Por Renata Sicaro, Delfina Alderete y Micaela Toloza

El 10 de diciembre de 1983, Raúl Alfonsín asumió como presidente de la Nación, tras haber ganado las elecciones del 30 de octubre con casi el 52 por ciento de los votos. Desde los balcones del Cabildo de Buenos Aires, el mandatario aseguró, ante una multitud enfervorizada, que se abría un período de “cien años de libertad, paz y democracia”.

El pueblo se había volcado masivamente a las calles para celebrar el fin de una dictadura militar que durante siete años y más de ocho meses se había convertido en la más sangrienta de la historia de la Argentina.

El gobierno de facto que comenzó el 24 de marzo de 1976 dejó saldo negativo en todos los aspectos: 30.000 desaparecidos, presos políticos, miles de exiliados y perseguidos, represión y censura, desocupación de dos dígitos y una deuda externa de 13 mil millones de dólares, más de tres veces los 4 mil millones de fines de 1975. Además del duelo que generó la guerra de Malvinas.

Como había ocurrido en 1973 con la asunción del peronista Héctor J. Cámpora luego de siete años de otra dictadura, el pueblo copó las calles en todo el país, sin distinción de banderías políticas, para celebrar una democracia que este 2023 cumple cuarenta años.

“El pueblo, unido, jamás será vencido”, fue una de las principales consignas que se escucharon ese día, con la gente mirando el Cabildo, todavía de espaldas a la Casa de Gobierno. Después de una campaña electoral que fue muy dura, ese 10 de diciembre no hubo antirradicales ni antiperonistas, solo la emoción compartida de los argentinos, después de tanto tiempo de oscuridad.

Las elecciones se habían realizado el 30 de octubre de 1983 y Alfonsín triunfó con el 51,7 por ciento de los votos, frente al 40,1 del peronismo. El día antes de las elecciones se agotaron los pasajes ferroviarios gratuitos para los ciudadanos que querían emitir su voto y debían viajar a los lugares de residencia consignados en los padrones.  

El día de la asunción, Alfonsín leyó un extenso mensaje ante la Asamblea Legislativa, luego se trasladó en un Cadillac descubierto hasta la Casa Rosada, donde recibió de manos del general Reynaldo Bignone –el último de los cuatro presidentes de facto– los atributos de mando, y tomó juramento a sus ministros y secretarios de Estado. Desde los balcones del Cabildo, ante una multitud que vivaba su nombre, Alfonsín inauguró el inicio de un período que fue difícil, por los resabios de la dictadura, el desastre económico heredado, la presión de las revueltas “carapintada” y el lento camino hacia la consolidación de esos soñados “cien años de democracia”.  

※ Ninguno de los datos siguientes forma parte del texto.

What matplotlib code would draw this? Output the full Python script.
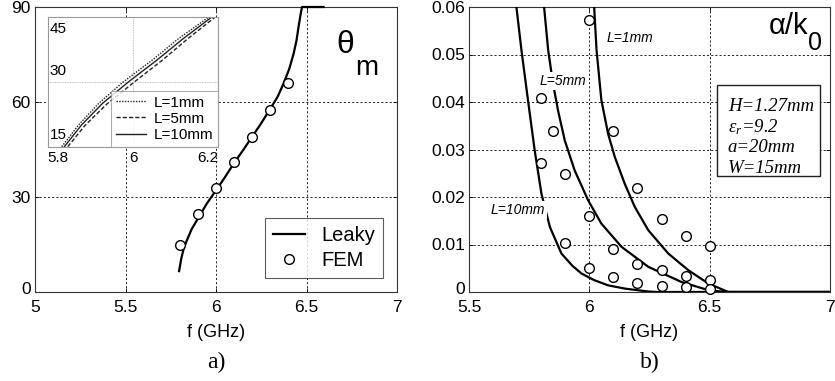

Durante el cierre de la campaña electoral del Partido Justicialista, Herminio Iglesias, candidato a gobernador bonaerense, había quemado un ataúd con las siglas UCR frente a una multitud de entre 800.000 y 1.200.000 personas y ante las cámaras de todos los canales de televisión. Un papel envuelto con fuego en la punta funcionó como antorcha o Magiclick. Una corona fúnebre y un cajón enclenque, de cartón, con los colores y las siglas de la UCR, el nombre de Alfonsín y el Q.E.P.D redundante. El fuego hizo su trabajo. Los analistas políticos consideraron que el exabrupto de Herminio conspiró contra Ítalo Luder, el moderado candidato del justicialismo.

Ya en el poder, Alfonsín afrontó conspiraciones militares, hiperinflación, saqueos, protestas de los trabajadores. La creación de la Conadep y el juicio a las Juntas Militares fueron pasos importantes, que tuvieron retrocesos con las leyes de Obediencia Debida y Punto Final, que limitaban el juzgamiento a los militares responsables del genocidio. Aunque tuvo que dejar su mandato en forma anticipada y traspasar el mando a Carlos Menem, Alfonsín es recordado y reconocido como “el padre de la democracia”, por propios y extraños.